Here is an updated version of the earlier work.
This version:
1) Tracks memory as requested by the backend.
2) Includes allocations made during program startup.
3) Optimizes the "fast path" to only update two local variables.
4) Places a cluster wide limit on total memory allocated.
The cluster wide limit is useful for multi-hosting. One greedy cluster doesn't starve
the other clusters of memory.
Note there isn't a good way to track actual memory used by a cluster.
Ideally, we like to get the working set size of each memory segment along with
the size of the associated kernel data structures.
Gathering that info in a portable way is a "can of worms".
Instead, we're managing memory as requested by the application.

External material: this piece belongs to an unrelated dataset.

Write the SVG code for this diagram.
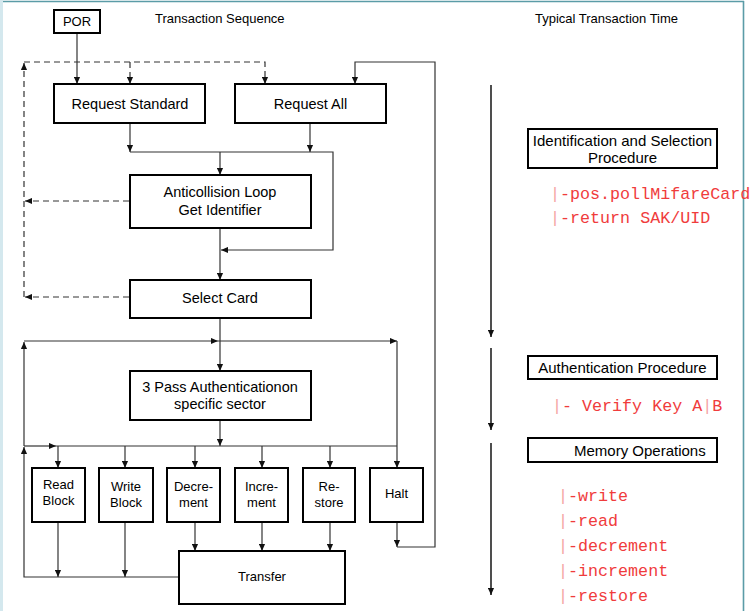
<svg xmlns="http://www.w3.org/2000/svg" width="752" height="611" viewBox="0 0 752 611">
<style>
.box{fill:#fff;stroke:#000;stroke-width:2}
.t{font-family:"Liberation Sans",Arial,sans-serif;font-size:14.5px;fill:#000;text-anchor:middle}
.s{font-family:"Liberation Sans",Arial,sans-serif;font-size:13px;fill:#000;text-anchor:middle}
.r{font-family:"Liberation Sans",Arial,sans-serif;font-size:15px;fill:#000;text-anchor:middle}
.h{font-family:"Liberation Sans",Arial,sans-serif;font-size:13px;fill:#000}
.c{fill:none;stroke:#333;stroke-width:1.2}
.d{fill:none;stroke:#333;stroke-width:1.2;stroke-dasharray:6,4}
.tl{fill:none;stroke:#222;stroke-width:1.6}
.red{font-family:"Liberation Mono","Courier New",monospace;font-size:16.7px;fill:#f03c3c}
.bar{fill:#f5a3a3}
</style>
<defs>
<marker id="a" viewBox="0 0 8 8" refX="8" refY="4" markerWidth="7" markerHeight="7" markerUnits="userSpaceOnUse" orient="auto">
<path d="M0,0.5 L8,4 L0,7.5 z" fill="#111"/>
</marker>
</defs>
<rect width="752" height="611" fill="#fff"/>
<g id="frame">
<rect x="0" y="0" width="3" height="611" fill="#d4e8ee"/>
<line x1="3" y1="1.5" x2="744" y2="1.5" stroke="#5b9ca7" stroke-width="1.5"/>
<line x1="743.5" y1="1" x2="743.5" y2="611" stroke="#5b9ca7" stroke-width="1.6"/>
</g>
<text class="h" x="155" y="23">Transaction Sequence</text>
<text class="h" x="535" y="23">Typical Transaction Time</text>
<g id="connectors">
<path class="c" d="M77,33 V84" marker-end="url(#a)"/>
<path class="d" d="M24,297 V63" marker-end="url(#a)"/>
<path class="d" d="M24,62 H265 V84" marker-end="url(#a)"/>
<path class="d" d="M130,62 V84" marker-end="url(#a)"/>
<path class="d" d="M129,201 H25" marker-end="url(#a)"/>
<path class="d" d="M129,297 H25" marker-end="url(#a)"/>
<path class="c" d="M130,123 V152" marker-end="url(#a)"/>
<path class="c" d="M310,123 V152" marker-end="url(#a)"/>
<path class="c" d="M130,152 H333 V250 H221" marker-end="url(#a)"/>
<path class="c" d="M220,152 V175" marker-end="url(#a)"/>
<path class="c" d="M220,228 V280" marker-end="url(#a)"/>
<path class="c" d="M220,318 V371" marker-end="url(#a)"/>
<path class="c" d="M24,341 H218" marker-end="url(#a)"/>
<path class="c" d="M218,341 H397" marker-end="url(#a)"/>
<path class="c" d="M397,341 V468" marker-end="url(#a)"/>
<path class="c" d="M220,420 V446" marker-end="url(#a)"/>
<path class="c" d="M24,446 H56" marker-end="url(#a)"/>
<path class="c" d="M56,446 H397"/>
<path class="c" d="M58,446 V468" marker-end="url(#a)"/>
<path class="c" d="M125,446 V468" marker-end="url(#a)"/>
<path class="c" d="M195,446 V468" marker-end="url(#a)"/>
<path class="c" d="M262,446 V468" marker-end="url(#a)"/>
<path class="c" d="M330,446 V468" marker-end="url(#a)"/>
<path class="c" d="M179,577 H24 V447" marker-end="url(#a)"/>
<path class="c" d="M24,446 V342" marker-end="url(#a)"/>
<path class="c" d="M58,522 V577" marker-end="url(#a)"/>
<path class="c" d="M125,522 V577" marker-end="url(#a)"/>
<path class="c" d="M195,522 V551" marker-end="url(#a)"/>
<path class="c" d="M262,522 V551" marker-end="url(#a)"/>
<path class="c" d="M330,522 V551" marker-end="url(#a)"/>
<path class="c" d="M397,522 V547" marker-end="url(#a)"/>
<path class="c" d="M397,547 H435 V62 H355 V84" marker-end="url(#a)"/>
<path class="tl" d="M491,85 V337" marker-end="url(#a)"/>
<path class="tl" d="M491,348 V430" marker-end="url(#a)"/>
<path class="tl" d="M491,443 V595" marker-end="url(#a)"/>
</g>
<g id="por"><rect class="box" x="54" y="10" width="46" height="23"/><text class="s" x="77" y="25.5">POR</text></g>
<g id="request-standard"><rect class="box" x="54" y="84" width="151" height="39"/><text class="t" x="130" y="109">Request Standard</text></g>
<g id="request-all"><rect class="box" x="235" y="84" width="151" height="39"/><text class="t" x="310.5" y="109">Request All</text></g>
<g id="anticollision"><rect class="box" x="130" y="175" width="181" height="53"/><text class="t" x="220" y="196.5">Anticollision Loop</text><text class="t" x="220" y="214.5">Get Identifier</text></g>
<g id="select-card"><rect class="box" x="130" y="280" width="181" height="38"/><text class="t" x="220" y="302.5">Select Card</text></g>
<g id="authentication"><rect class="box" x="130" y="371" width="181" height="49"/><text class="t" x="220" y="391.5">3 Pass Authenticationon</text><text class="t" x="220" y="409">specific sector</text></g>
<g id="read-block"><rect class="box" x="32" y="468" width="53" height="54"/><text class="s" x="58.5" y="489">Read</text><text class="s" x="58.5" y="505">Block</text></g>
<g id="write-block"><rect class="box" x="99" y="468" width="54" height="54"/><text class="s" x="126" y="491">Write</text><text class="s" x="126" y="507">Block</text></g>
<g id="decrement"><rect class="box" x="167" y="468" width="53" height="54"/><text class="s" x="193.5" y="491">Decre-</text><text class="s" x="193.5" y="507">ment</text></g>
<g id="increment"><rect class="box" x="235" y="468" width="53" height="54"/><text class="s" x="261.5" y="491">Incre-</text><text class="s" x="261.5" y="507">ment</text></g>
<g id="restore"><rect class="box" x="303" y="468" width="52" height="54"/><text class="s" x="329" y="491">Re-</text><text class="s" x="329" y="507">store</text></g>
<g id="halt"><rect class="box" x="370" y="468" width="53" height="54"/><text class="s" x="396.5" y="498">Halt</text></g>
<g id="transfer"><rect class="box" x="179" y="551" width="166" height="53"/><text class="s" x="262" y="581">Transfer</text></g>
<g id="identification-selection"><rect class="box" x="528" y="129" width="189" height="39"/><text class="r" x="622.5" y="145.5">Identification and Selection</text><text class="r" x="622.5" y="163">Procedure</text></g>
<g id="auth-procedure"><rect class="box" x="528" y="356" width="189" height="23"/><text class="r" x="622.5" y="372.5">Authentication Procedure</text></g>
<g id="memory-operations"><rect class="box" x="528" y="438" width="189" height="24"/><text class="h" style="font-size:15px" x="574" y="455.5">Memory Operations</text></g>
<g id="notes">
<text class="red" x="550" y="199"><tspan class="bar">|</tspan>-pos.pollMifareCard</text>
<text class="red" x="550" y="223"><tspan class="bar">|</tspan>-return SAK/UID</text>
<text class="red" x="552" y="411"><tspan class="bar">|</tspan>- Verify Key A<tspan class="bar">|</tspan>B</text>
<text class="red" x="558" y="501"><tspan class="bar">|</tspan>-write</text>
<text class="red" x="558" y="526"><tspan class="bar">|</tspan>-read</text>
<text class="red" x="558" y="551"><tspan class="bar">|</tspan>-decrement</text>
<text class="red" x="558" y="576"><tspan class="bar">|</tspan>-increment</text>
<text class="red" x="558" y="601"><tspan class="bar">|</tspan>-restore</text>
</g>
</svg>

While not identical, the two approaches are strongly correlated.
The memory model used is
1) Each process is assumed to use a certain amount of memory
simply by existing.
2) All pg memory allocations are counted, including those before
the process is fully initialized.
3) Each process maintains its own local counters. These are the "truth".
4) Periodically,
- local counters are added into the global, shared memory counters.
- pgstats is updated
- total memory is checked.
For efficiency, the global total is an approximation, not a precise number.
It can be off by as much as 1 MB per process. Memory limiting
doesn't need precision, just a consistent and reasonable approximation.
Repeating the earlier benchmark test, there is no measurable loss of performance.